In Which Total Virgin Girl Confronts Her Demons

When we last left Total Virgin Girl, she was being introduced to the exciting world of cheese. But how is she doing now? Let’s check in. *gasp* VAG, are you wearing a cleavage-revealing dress?

Oh, and what do you think?

Uhh, listen, I know Anastasia Steele was a Total Virgin Girl, but Christian Grey isn’t real, you know. But hey, I need to talk to you about something kind of important. It’s about…it’s about Hal.

You…you love Hal? OK, well, the thing is, your family knows about Hal. There’s no easy way for me to say this, so I’m just going to tell you. Your blog had a little intersection of interests and now your whole family is reading your blog. They’re reading all of this right now. They KNOW everything about you. EVERYTHING. They know you’ve had sex before! They know you were pregnant. They are discussing you in worried tones with each other. They know you like romance novels and cheese and boys and writing and beer and they KNOW. They know you’re not a total virgin girl after all.
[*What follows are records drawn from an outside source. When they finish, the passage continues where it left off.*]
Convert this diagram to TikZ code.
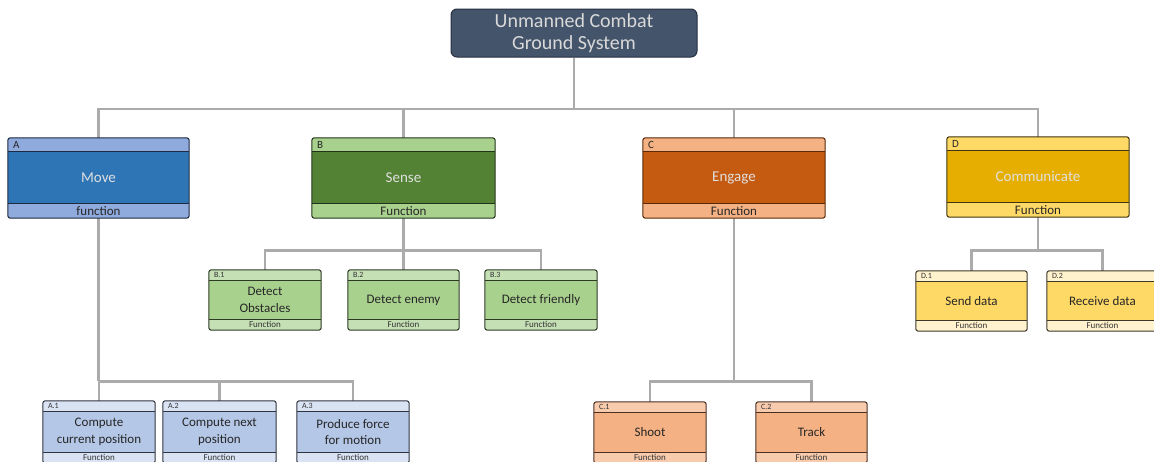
\documentclass[tikz,border=0pt]{standalone}
\usepackage{fontspec}
\setmainfont{Carlito}
\usetikzlibrary{calc,fit,backgrounds}
\definecolor{Ahd}{HTML}{8FAADC}\definecolor{Amn}{HTML}{2E75B6}\definecolor{Abd}{HTML}{1E2A40}
\definecolor{Bhd}{HTML}{A9D18E}\definecolor{Bmn}{HTML}{548235}\definecolor{Bbd}{HTML}{22331A}
\definecolor{Chd}{HTML}{F4B183}\definecolor{Cmn}{HTML}{C55A11}\definecolor{Cbd}{HTML}{5A2A08}
\definecolor{Dhd}{HTML}{FFD966}\definecolor{Dmn}{HTML}{E6AE00}\definecolor{Dbd}{HTML}{40350F}
\definecolor{Achd}{HTML}{DAE3F3}\definecolor{Acmn}{HTML}{B4C7E7}\definecolor{Acbd}{HTML}{303440}
\definecolor{Bchd}{HTML}{C5E0B4}\definecolor{Bcmn}{HTML}{A9D18E}\definecolor{Bcbd}{HTML}{2C3A26}
\definecolor{Cchd}{HTML}{F8CBAD}\definecolor{Ccmn}{HTML}{F4B183}\definecolor{Ccbd}{HTML}{4A3024}
\definecolor{Dchd}{HTML}{FFF2CC}\definecolor{Dcmn}{HTML}{FFD966}\definecolor{Dcbd}{HTML}{3E3828}
\definecolor{topfill}{HTML}{44546A}\definecolor{topbd}{HTML}{263040}
\definecolor{conncol}{HTML}{ABABAB}
\tikzset{
  ti/.style={font=\fontsize{15}{18}\selectfont, text=white!88!black, align=center, inner sep=0pt},
  tii/.style={font=\fontsize{13}{16.5}\selectfont, text=black!85, align=center, inner sep=0pt},
  li/.style={font=\fontsize{11}{12}\selectfont, text=black!85, inner sep=0pt},
  lii/.style={font=\fontsize{8}{9}\selectfont, text=black!80, inner sep=0pt},
  fi/.style={font=\fontsize{13}{14}\selectfont, text=black!85, inner sep=0pt},
  fii/.style={font=\fontsize{9}{10}\selectfont, text=black!80, inner sep=0pt},
  conn/.style={draw=conncol, line width=2.6pt},
}
\def\hhi{14}\def\fhi{15}\def\hhii{11}\def\fhii{11}
% #1 name, #2 nw, #3 se, #4 colour set, #5 level, #6 label, #7 text, #8 footer
\newcommand\fbx[8]{%
  \expandafter\let\expandafter\hh\csname hh#5\endcsname
  \expandafter\let\expandafter\fh\csname fh#5\endcsname
  \path (#2) coordinate (#1-nw) (#3) coordinate (#1-se);
  \node[fit=(#1-nw)(#1-se), inner sep=0pt] (#1) {};
  \fill[fill=#4hd, rounded corners=2.5pt] (#1.north west) rectangle (#1.south east);
  \fill[fill=#4mn] ($(#1.north west)+(0,\hh)$) rectangle ($(#1.south east)+(0,-\fh)$);
  \draw[draw=#4bd, line width=1pt] ($(#1.north west)+(0,\hh)$) -- ($(#1.north east)+(0,\hh)$);
  \draw[draw=#4bd, line width=1pt] ($(#1.south west)+(0,-\fh)$) -- ($(#1.south east)+(0,-\fh)$);
  \draw[draw=#4bd, line width=1pt, rounded corners=2.5pt] (#1.north west) rectangle (#1.south east);
  \node[l#5, anchor=west] (#1-l) at ($(#1.north west)+(5,{\hh/2})$) {#6};
  \node[t#5] (#1-t) at ($(#1.center)+(0,{(\hh-\fh)/2})$) {#7};
  \node[f#5] (#1-f) at ($(#1.south)+(0,{-\fh/2})$) {#8};
}
\begin{document}
\begin{tikzpicture}[x=1pt,y=-1pt]
\useasboundingbox (0,0) rectangle (1154,461);
\node[draw=topbd, line width=1pt, fill=topfill, rounded corners=6pt, minimum width=246pt, minimum height=48pt,
  text=white!85!black, font=\fontsize{20}{22}\selectfont, align=center, inner sep=0pt] (top) at (574,33) {Unmanned Combat\\Ground System};
\fbx{A}{8,138}{189,218}{A}{i}{A}{Move}{function}
\fbx{B}{312,138}{495,218}{B}{i}{B}{Sense}{Function}
\fbx{C}{643,138}{825,218}{C}{i}{C}{Engage}{Function}
\fbx{D}{947,137}{1129,217}{D}{i}{D}{Communicate}{Function}
\fbx{B1}{209,270}{321,330}{Bc}{ii}{B.1}{Detect\\Obstacles}{Function}
\fbx{B2}{348,270}{459,330}{Bc}{ii}{B.2}{Detect enemy}{Function}
\fbx{B3}{485,270}{597,330}{Bc}{ii}{B.3}{Detect friendly}{Function}
\fbx{D1}{916,271}{1027,331}{Dc}{ii}{D.1}{Send data}{Function}
\fbx{D2}{1047,271}{1158,331}{Dc}{ii}{D.2}{Receive data}{Function}
\fbx{A1}{43,401}{155,463}{Ac}{ii}{A.1}{Compute\\current position}{Function}
\fbx{A2}{163,401}{276,463}{Ac}{ii}{A.2}{Compute next\\position}{Function}
\fbx{A3}{297,401}{409,463}{Ac}{ii}{A.3}{Produce force\\for motion}{Function}
\fbx{C1}{594,402}{706,463}{Cc}{ii}{C.1}{Shoot}{Function}
\fbx{C2}{756,402}{867,463}{Cc}{ii}{C.2}{Track}{Function}
\coordinate (bus0) at (574,109);
\coordinate (busB) at ($(B.south)+(0,32)$);
\coordinate (busD) at ($(D.south)+(0,33)$);
\coordinate (busA) at ($(A.south)+(0,163)$);
\coordinate (busC) at ($(C.south)+(0,163)$);
\begin{scope}[on background layer]
\fill[white] (0,0) rectangle (1154,461);
\draw[conn] (top.south) -- (bus0);
\draw[conn] (A.north) |- (bus0) -| (D.north);
\draw[conn] (B.north) -- (B.north |- bus0);
\draw[conn] (C.north) -- (C.north |- bus0);
\draw[conn] (B.south) -- (busB);
\draw[conn] (B1.north) |- (busB) -| (B3.north);
\draw[conn] (B2.north) -- (B2.north |- busB);
\draw[conn] (D.south) -- (busD);
\draw[conn] (D1.north) |- (busD) -| (D2.north);
\draw[conn] (A.south) -- (busA);
\draw[conn] (A1.north) |- (busA) -| (A3.north);
\draw[conn] (A2.north) -- (A2.north |- busA);
\draw[conn] (C.south) -- (busC);
\draw[conn] (C1.north) |- (busC) -| (C2.north);
\end{scope}
\end{tikzpicture}
\end{document}
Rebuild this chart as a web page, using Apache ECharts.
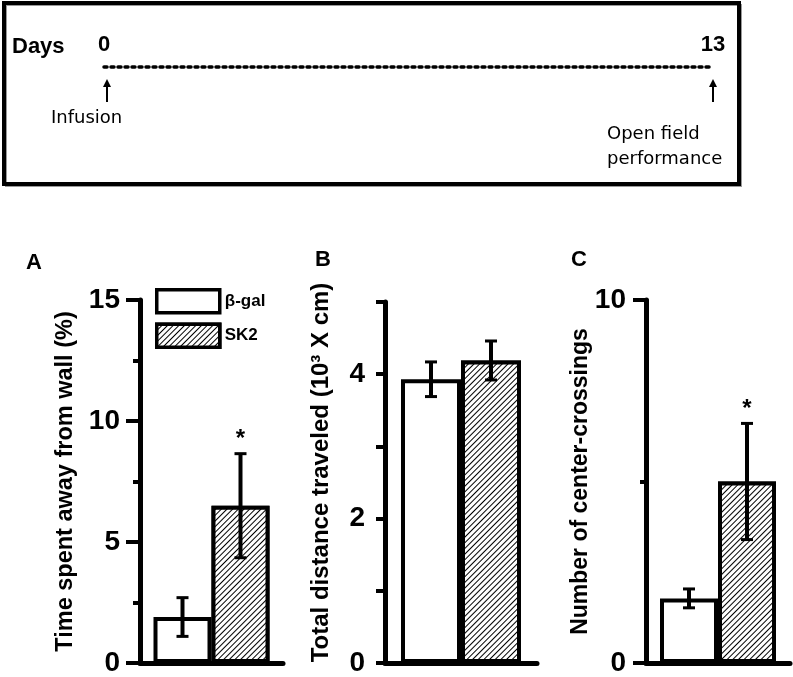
<!DOCTYPE html>
<html>
<head>
<meta charset="utf-8">
<script src="https://cdn.jsdelivr.net/npm/echarts@6/dist/echarts.min.js"></script>
<style>
html,body{margin:0;padding:0;background:#fff;}
#chart{width:793px;height:677px;}
</style>
</head>
<body>
<div id="chart"></div>
<script>
// ---- data ----
const groups = ['β-gal', 'SK2'];

const timelineDays = [0, 13];
const timelineNotes = ['Infusion', 'Open field\nperformance'];

const panelLabels = ['A', 'B', 'C'];
const yTitles = ['Time spent away from wall (%)', 'Total distance traveled (10³ X cm)', 'Number of center-crossings'];

const meanA = [1.9, 6.5];
const errA = [0.8, 2.15];
const sigA = [0, 1];

const meanB = [3.93, 4.19];
const errB = [0.24, 0.27];
const sigB = [0, 0];

const meanC = [1.78, 5.0];
const errC = [0.26, 1.6];
const sigC = [0, 1];

const yMax = [15, 5, 10];
const yInterval = [5, 1, 10];

// ---- build ----
const FONT = '"Liberation Sans", Arial, sans-serif';
const chart = echarts.init(document.getElementById('chart'), null, {renderer: 'canvas'});

const hatch = {
  symbol: 'rect', symbolSize: 1,
  dashArrayX: [1, 0], dashArrayY: [1, 3],
  rotation: -Math.PI / 4,
  color: '#000', backgroundColor: '#fff'
};

const panels = [
  {mean: meanA, err: errA, sig: sigA, grid: {left: 140, top: 300, width: 143, height: 365}, bw: 58, tick: 14, minor: 7, minorSplit: 2, gap: 62, fs: 23.5, pad: 0},
  {mean: meanB, err: errB, sig: sigB, grid: {left: 385, top: 302, width: 152, height: 363}, bw: 60, tick: 9, minor: 0, minorSplit: 0, gap: 52, fs: 24, pad: 20},
  {mean: meanC, err: errC, sig: sigC, grid: {left: 646, top: 300, width: 144, height: 365}, bw: 58, tick: 13, minor: 6, minorSplit: 2, gap: 54, fs: 23, pad: 0}
];

const grids = [], xAxes = [], yAxes = [], series = [];

panels.forEach((p, k) => {
  grids.push(p.grid);
  xAxes.push({
    type: 'category', gridIndex: k, data: ['m'],
    axisLine: {lineStyle: {color: '#000', width: 5}},
    axisTick: {show: false}, axisLabel: {show: false}, splitLine: {show: false}
  });
  yAxes.push({
    type: 'value', gridIndex: k, min: 0, max: yMax[k], interval: yInterval[k],
    axisLine: {show: true, lineStyle: {color: '#000', width: 5}},
    axisTick: {show: true, length: p.tick, lineStyle: {color: '#000', width: 4}},
    minorTick: {show: p.minorSplit > 0, splitNumber: p.minorSplit || 5, length: p.minor, lineStyle: {color: '#000', width: 4}},
    splitLine: {show: false}, minorSplitLine: {show: false},
    axisLabel: {
      color: '#000', fontSize: 28, fontWeight: 'bold', fontFamily: FONT, margin: 20,
      formatter: k === 1 ? (v => (v % 2 === 0 ? String(v) : '')) : (v => String(v))
    },
    name: yTitles[k], nameLocation: 'middle', nameRotate: 90, nameGap: p.gap,
    nameMoveOverlap: false,
    nameTextStyle: {color: '#000', fontSize: p.fs, fontWeight: 'bold', fontFamily: FONT, padding: [0, 0, 0, p.pad]}
  });
  groups.forEach((g, i) => {
    series.push({
      type: 'bar', name: g, xAxisIndex: k, yAxisIndex: k,
      data: [p.mean[i]], barWidth: p.bw, barGap: '0%',
      itemStyle: Object.assign({color: '#fff', borderColor: '#000', borderWidth: 4}, i === 1 ? {decal: hatch} : {}),
      emphasis: {disabled: true}, z: 2
    });
  });
  series.push({
    type: 'custom', xAxisIndex: k, yAxisIndex: k, z: 5, silent: true,
    encode: {x: 0, y: 1},
    data: p.mean.map((m, i) => [0, m, p.err[i], i, p.sig[i]]),
    renderItem: (params, api) => {
      const m = api.value(1), e = api.value(2), i = api.value(3), s = api.value(4);
      const c = api.coord([0, m]);
      const x = c[0] + (i - 0.5) * p.bw;
      const yt = api.coord([0, m + e])[1];
      const yb = api.coord([0, m - e])[1];
      const ch = [
        {type: 'line', shape: {x1: x, y1: yt, x2: x, y2: yb}, style: {stroke: '#000', lineWidth: 4}},
        {type: 'line', shape: {x1: x - 6, y1: yt, x2: x + 6, y2: yt}, style: {stroke: '#000', lineWidth: 3}},
        {type: 'line', shape: {x1: x - 6, y1: yb, x2: x + 6, y2: yb}, style: {stroke: '#000', lineWidth: 3}}
      ];
      if (s) {
        ch.push({type: 'text', style: {text: '*', x: x, y: yt - 14, align: 'center', verticalAlign: 'middle', fontSize: 24, fontWeight: 'bold', fontFamily: FONT, fill: '#000'}});
      }
      return {type: 'group', children: ch};
    }
  });
});

// timeline grid
grids.push({left: 104, top: 67, width: 609, height: 35});
xAxes.push({
  type: 'value', gridIndex: 3, min: 0, max: 13, interval: 13, position: 'top',
  axisLine: {onZero: false, lineStyle: {color: '#000', width: 3.5, type: [3, 4]}},
  axisTick: {show: false}, splitLine: {show: false},
  axisLabel: {color: '#000', fontSize: 22, fontWeight: 'bold', fontFamily: FONT, margin: 11}
});
yAxes.push({type: 'value', gridIndex: 3, min: 0, max: 1, show: false});
series.push({
  type: 'custom', xAxisIndex: 3, yAxisIndex: 3, silent: true,
  encode: {x: 0, y: 1},
  data: timelineDays.map(d => [d, 0]),
  renderItem: (params, api) => {
    const b = api.coord([api.value(0), 0]);
    const t = api.coord([api.value(0), 1]);
    const x = b[0] + (api.value(0) === 0 ? 3 : 0);
    const tip = t[1] + 12;
    return {type: 'group', children: [
      {type: 'line', shape: {x1: x, y1: tip + 4, x2: x, y2: b[1]}, style: {stroke: '#000', lineWidth: 2}},
      {type: 'polygon', shape: {points: [[x, tip], [x - 4, tip + 8], [x + 4, tip + 8]]}, style: {fill: '#000'}}
    ]};
  }
});

const option = {
  backgroundColor: '#fff',
  animation: false,
  grid: grids, xAxis: xAxes, yAxis: yAxes, series: series,
  legend: {
    data: groups, left: 155, top: 288, orient: 'vertical', padding: 0,
    itemWidth: 63, itemHeight: 23, itemGap: 8, icon: 'rect',
    itemStyle: {borderWidth: 3.5, borderColor: '#000'},
    selectedMode: false,
    textStyle: {color: '#000', fontSize: 17, fontWeight: 'bold', fontFamily: FONT}
  },
  graphic: [
    {type: 'rect', shape: {x: 6, y: 5, width: 735, height: 181}, style: {fill: 'none', stroke: '#999', lineWidth: 2}, z: 0},
    {type: 'rect', shape: {x: 4, y: 3, width: 735, height: 181}, style: {fill: 'none', stroke: '#000', lineWidth: 4}, z: 1},
    {type: 'text', left: 12, top: 36, style: {text: 'Days', fontSize: 22, fontWeight: 'bold', fontFamily: FONT, fill: '#000'}},
    {type: 'text', left: 51, top: 109, style: {text: timelineNotes[0], fontSize: 18, fontFamily: '"DejaVu Sans", sans-serif', fill: '#000'}},
    {type: 'text', left: 607, top: 122, style: {text: timelineNotes[1], fontSize: 18, lineHeight: 25, fontFamily: '"DejaVu Sans", sans-serif', fill: '#000'}},
    {type: 'text', left: 26, top: 252, style: {text: panelLabels[0], fontSize: 22, fontWeight: 'bold', fontFamily: FONT, fill: '#000'}},
    {type: 'text', left: 315, top: 249, style: {text: panelLabels[1], fontSize: 22, fontWeight: 'bold', fontFamily: FONT, fill: '#000'}},
    {type: 'text', left: 571, top: 249, style: {text: panelLabels[2], fontSize: 22, fontWeight: 'bold', fontFamily: FONT, fill: '#000'}}
  ]
};
chart.setOption(option);
</script>
</body>
</html>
You changed your dress, VAG! Why?

Indian Auntie! Why…where…how did you find Hal?


What’s that?

You do? But that means…I mean…The whole point of VAG was to….What about appearances? What about becoming a doctor-straight-A-student-married-to-a-nice-Indian-boy-suburban-girl fantasy thing? What’s going to….What’s happening? Why am I writing with so many ellipses? I…can’t….stop! Something…is…happening.


So. Total Virgin Girl is dead. All it took was a little blog explosion and a big reveal that I’m not actually who I was pretending to be to everyone? It’s just Hal?

So what do we do now that we’re not under any pretenses?

Wow. That’s….that’s really fucking hot. OK. Let’s do it.

This is all to say: welcome new readers and family members. I’m not a Total Virgin Girl, and I’m not going to pretend I am. This is me! I won’t deny anything I’ve ever written here! Except if Zooey Deschanel starts reading. Then I deny everything.







  1. says

    yay! even the aunties don’t like TVG! There’s a chance that them reading will make things better and not worse. But I know as soon as the entirety of my inlaws started reading my blog I felt the need to change the tone (and clean up the language) a bit.

    Reminds me of my *secret boyfriend* throughout college and beyond and thought I was real slick hiding him from my dad. Six years into it, my parents go to a wedding and see some long-lost friends. They’re swapping stories about their kids and my dad starts gushing about my bf in full detail, how he’s so smart and successful etc. and how we’ve been dating for so long. My mom (who was in on the secret-keeping) nearly fell out of her chair.

  2. says

    My mom reads my blog, occasionally. I’m glad she does – that she can know that side of me. (Maybe she knew that side of me already?) But it does make me… think harder about what I post.

    But I’m glad Hal is here to stay. I’ve grown quite fond of him.